Reproduce this listing in full.

** start Data provided **

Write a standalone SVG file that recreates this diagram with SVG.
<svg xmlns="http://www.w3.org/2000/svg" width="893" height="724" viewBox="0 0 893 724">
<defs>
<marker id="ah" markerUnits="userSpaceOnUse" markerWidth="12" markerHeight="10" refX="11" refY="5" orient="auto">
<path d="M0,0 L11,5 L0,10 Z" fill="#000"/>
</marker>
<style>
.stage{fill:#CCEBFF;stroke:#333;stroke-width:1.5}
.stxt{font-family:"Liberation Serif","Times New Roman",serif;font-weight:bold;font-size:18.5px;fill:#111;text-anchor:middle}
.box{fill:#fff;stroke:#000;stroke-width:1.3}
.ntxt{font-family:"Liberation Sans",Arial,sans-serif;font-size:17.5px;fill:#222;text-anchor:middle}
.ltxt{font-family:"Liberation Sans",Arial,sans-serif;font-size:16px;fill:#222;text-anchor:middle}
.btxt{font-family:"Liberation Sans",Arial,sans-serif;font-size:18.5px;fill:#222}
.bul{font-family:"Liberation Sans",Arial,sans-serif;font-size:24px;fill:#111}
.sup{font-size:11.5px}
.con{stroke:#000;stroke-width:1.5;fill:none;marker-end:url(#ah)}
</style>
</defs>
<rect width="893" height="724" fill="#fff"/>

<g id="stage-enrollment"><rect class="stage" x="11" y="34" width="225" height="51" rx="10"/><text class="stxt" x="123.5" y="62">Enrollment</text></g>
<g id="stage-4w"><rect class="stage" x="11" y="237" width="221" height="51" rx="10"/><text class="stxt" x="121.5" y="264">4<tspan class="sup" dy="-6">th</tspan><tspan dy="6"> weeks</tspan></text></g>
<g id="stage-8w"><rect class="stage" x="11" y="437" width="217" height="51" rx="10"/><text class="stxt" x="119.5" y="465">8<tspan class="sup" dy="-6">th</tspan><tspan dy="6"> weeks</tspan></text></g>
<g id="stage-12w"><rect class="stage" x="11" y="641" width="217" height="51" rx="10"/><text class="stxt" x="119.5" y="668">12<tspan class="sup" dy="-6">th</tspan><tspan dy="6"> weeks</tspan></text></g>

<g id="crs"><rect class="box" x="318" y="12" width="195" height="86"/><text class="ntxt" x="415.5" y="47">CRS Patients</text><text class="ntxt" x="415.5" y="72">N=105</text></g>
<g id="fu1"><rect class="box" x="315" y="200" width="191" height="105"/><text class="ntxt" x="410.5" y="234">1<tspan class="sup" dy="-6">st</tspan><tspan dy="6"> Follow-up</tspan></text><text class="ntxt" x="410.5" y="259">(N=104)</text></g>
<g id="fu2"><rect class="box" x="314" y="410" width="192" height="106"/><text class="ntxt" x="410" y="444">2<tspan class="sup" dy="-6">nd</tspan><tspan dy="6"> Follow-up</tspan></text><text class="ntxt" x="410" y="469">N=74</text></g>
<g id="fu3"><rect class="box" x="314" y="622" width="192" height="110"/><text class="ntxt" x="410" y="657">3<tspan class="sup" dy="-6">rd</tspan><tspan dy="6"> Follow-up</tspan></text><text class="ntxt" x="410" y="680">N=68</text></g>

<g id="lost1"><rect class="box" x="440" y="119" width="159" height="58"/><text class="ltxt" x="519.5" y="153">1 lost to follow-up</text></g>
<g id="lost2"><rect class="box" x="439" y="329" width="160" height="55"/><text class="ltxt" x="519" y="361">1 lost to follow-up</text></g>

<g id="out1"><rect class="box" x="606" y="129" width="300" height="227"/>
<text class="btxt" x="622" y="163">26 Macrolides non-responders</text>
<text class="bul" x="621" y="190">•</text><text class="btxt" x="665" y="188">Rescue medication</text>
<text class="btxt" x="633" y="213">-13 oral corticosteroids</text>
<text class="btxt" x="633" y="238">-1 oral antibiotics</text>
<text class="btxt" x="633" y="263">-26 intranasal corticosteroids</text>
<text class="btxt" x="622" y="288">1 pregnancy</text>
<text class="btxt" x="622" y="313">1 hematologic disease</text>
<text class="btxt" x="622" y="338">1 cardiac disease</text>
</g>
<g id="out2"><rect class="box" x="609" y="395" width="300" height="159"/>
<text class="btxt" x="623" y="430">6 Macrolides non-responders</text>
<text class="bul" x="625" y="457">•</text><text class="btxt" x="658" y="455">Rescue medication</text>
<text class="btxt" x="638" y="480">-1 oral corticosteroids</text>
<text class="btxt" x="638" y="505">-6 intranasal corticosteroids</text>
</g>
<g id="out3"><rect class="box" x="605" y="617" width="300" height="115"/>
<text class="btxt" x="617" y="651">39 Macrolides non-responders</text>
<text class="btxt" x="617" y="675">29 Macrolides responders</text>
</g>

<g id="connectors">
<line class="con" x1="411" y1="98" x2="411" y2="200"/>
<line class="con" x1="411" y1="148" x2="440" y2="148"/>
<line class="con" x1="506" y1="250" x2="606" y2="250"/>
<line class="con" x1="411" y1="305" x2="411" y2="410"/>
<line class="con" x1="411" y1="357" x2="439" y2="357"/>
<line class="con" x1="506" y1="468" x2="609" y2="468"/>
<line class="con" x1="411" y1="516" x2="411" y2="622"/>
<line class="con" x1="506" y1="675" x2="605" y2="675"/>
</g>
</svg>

** end Data provided **

§ Complete response:
Write a standalone SVG file that recreates this diagram with SVG.
<svg xmlns="http://www.w3.org/2000/svg" width="893" height="724" viewBox="0 0 893 724">
<defs>
<marker id="ah" markerUnits="userSpaceOnUse" markerWidth="12" markerHeight="10" refX="11" refY="5" orient="auto">
<path d="M0,0 L11,5 L0,10 Z" fill="#000"/>
</marker>
<style>
.stage{fill:#CCEBFF;stroke:#333;stroke-width:1.5}
.stxt{font-family:"Liberation Serif","Times New Roman",serif;font-weight:bold;font-size:18.5px;fill:#111;text-anchor:middle}
.box{fill:#fff;stroke:#000;stroke-width:1.3}
.ntxt{font-family:"Liberation Sans",Arial,sans-serif;font-size:17.5px;fill:#222;text-anchor:middle}
.ltxt{font-family:"Liberation Sans",Arial,sans-serif;font-size:16px;fill:#222;text-anchor:middle}
.btxt{font-family:"Liberation Sans",Arial,sans-serif;font-size:18.5px;fill:#222}
.bul{font-family:"Liberation Sans",Arial,sans-serif;font-size:24px;fill:#111}
.sup{font-size:11.5px}
.con{stroke:#000;stroke-width:1.5;fill:none;marker-end:url(#ah)}
</style>
</defs>
<rect width="893" height="724" fill="#fff"/>

<g id="stage-enrollment"><rect class="stage" x="11" y="34" width="225" height="51" rx="10"/><text class="stxt" x="123.5" y="62">Enrollment</text></g>
<g id="stage-4w"><rect class="stage" x="11" y="237" width="221" height="51" rx="10"/><text class="stxt" x="121.5" y="264">4<tspan class="sup" dy="-6">th</tspan><tspan dy="6"> weeks</tspan></text></g>
<g id="stage-8w"><rect class="stage" x="11" y="437" width="217" height="51" rx="10"/><text class="stxt" x="119.5" y="465">8<tspan class="sup" dy="-6">th</tspan><tspan dy="6"> weeks</tspan></text></g>
<g id="stage-12w"><rect class="stage" x="11" y="641" width="217" height="51" rx="10"/><text class="stxt" x="119.5" y="668">12<tspan class="sup" dy="-6">th</tspan><tspan dy="6"> weeks</tspan></text></g>

<g id="crs"><rect class="box" x="318" y="12" width="195" height="86"/><text class="ntxt" x="415.5" y="47">CRS Patients</text><text class="ntxt" x="415.5" y="72">N=105</text></g>
<g id="fu1"><rect class="box" x="315" y="200" width="191" height="105"/><text class="ntxt" x="410.5" y="234">1<tspan class="sup" dy="-6">st</tspan><tspan dy="6"> Follow-up</tspan></text><text class="ntxt" x="410.5" y="259">(N=104)</text></g>
<g id="fu2"><rect class="box" x="314" y="410" width="192" height="106"/><text class="ntxt" x="410" y="444">2<tspan class="sup" dy="-6">nd</tspan><tspan dy="6"> Follow-up</tspan></text><text class="ntxt" x="410" y="469">N=74</text></g>
<g id="fu3"><rect class="box" x="314" y="622" width="192" height="110"/><text class="ntxt" x="410" y="657">3<tspan class="sup" dy="-6">rd</tspan><tspan dy="6"> Follow-up</tspan></text><text class="ntxt" x="410" y="680">N=68</text></g>

<g id="lost1"><rect class="box" x="440" y="119" width="159" height="58"/><text class="ltxt" x="519.5" y="153">1 lost to follow-up</text></g>
<g id="lost2"><rect class="box" x="439" y="329" width="160" height="55"/><text class="ltxt" x="519" y="361">1 lost to follow-up</text></g>

<g id="out1"><rect class="box" x="606" y="129" width="300" height="227"/>
<text class="btxt" x="622" y="163">26 Macrolides non-responders</text>
<text class="bul" x="621" y="190">•</text><text class="btxt" x="665" y="188">Rescue medication</text>
<text class="btxt" x="633" y="213">-13 oral corticosteroids</text>
<text class="btxt" x="633" y="238">-1 oral antibiotics</text>
<text class="btxt" x="633" y="263">-26 intranasal corticosteroids</text>
<text class="btxt" x="622" y="288">1 pregnancy</text>
<text class="btxt" x="622" y="313">1 hematologic disease</text>
<text class="btxt" x="622" y="338">1 cardiac disease</text>
</g>
<g id="out2"><rect class="box" x="609" y="395" width="300" height="159"/>
<text class="btxt" x="623" y="430">6 Macrolides non-responders</text>
<text class="bul" x="625" y="457">•</text><text class="btxt" x="658" y="455">Rescue medication</text>
<text class="btxt" x="638" y="480">-1 oral corticosteroids</text>
<text class="btxt" x="638" y="505">-6 intranasal corticosteroids</text>
</g>
<g id="out3"><rect class="box" x="605" y="617" width="300" height="115"/>
<text class="btxt" x="617" y="651">39 Macrolides non-responders</text>
<text class="btxt" x="617" y="675">29 Macrolides responders</text>
</g>

<g id="connectors">
<line class="con" x1="411" y1="98" x2="411" y2="200"/>
<line class="con" x1="411" y1="148" x2="440" y2="148"/>
<line class="con" x1="506" y1="250" x2="606" y2="250"/>
<line class="con" x1="411" y1="305" x2="411" y2="410"/>
<line class="con" x1="411" y1="357" x2="439" y2="357"/>
<line class="con" x1="506" y1="468" x2="609" y2="468"/>
<line class="con" x1="411" y1="516" x2="411" y2="622"/>
<line class="con" x1="506" y1="675" x2="605" y2="675"/>
</g>
</svg>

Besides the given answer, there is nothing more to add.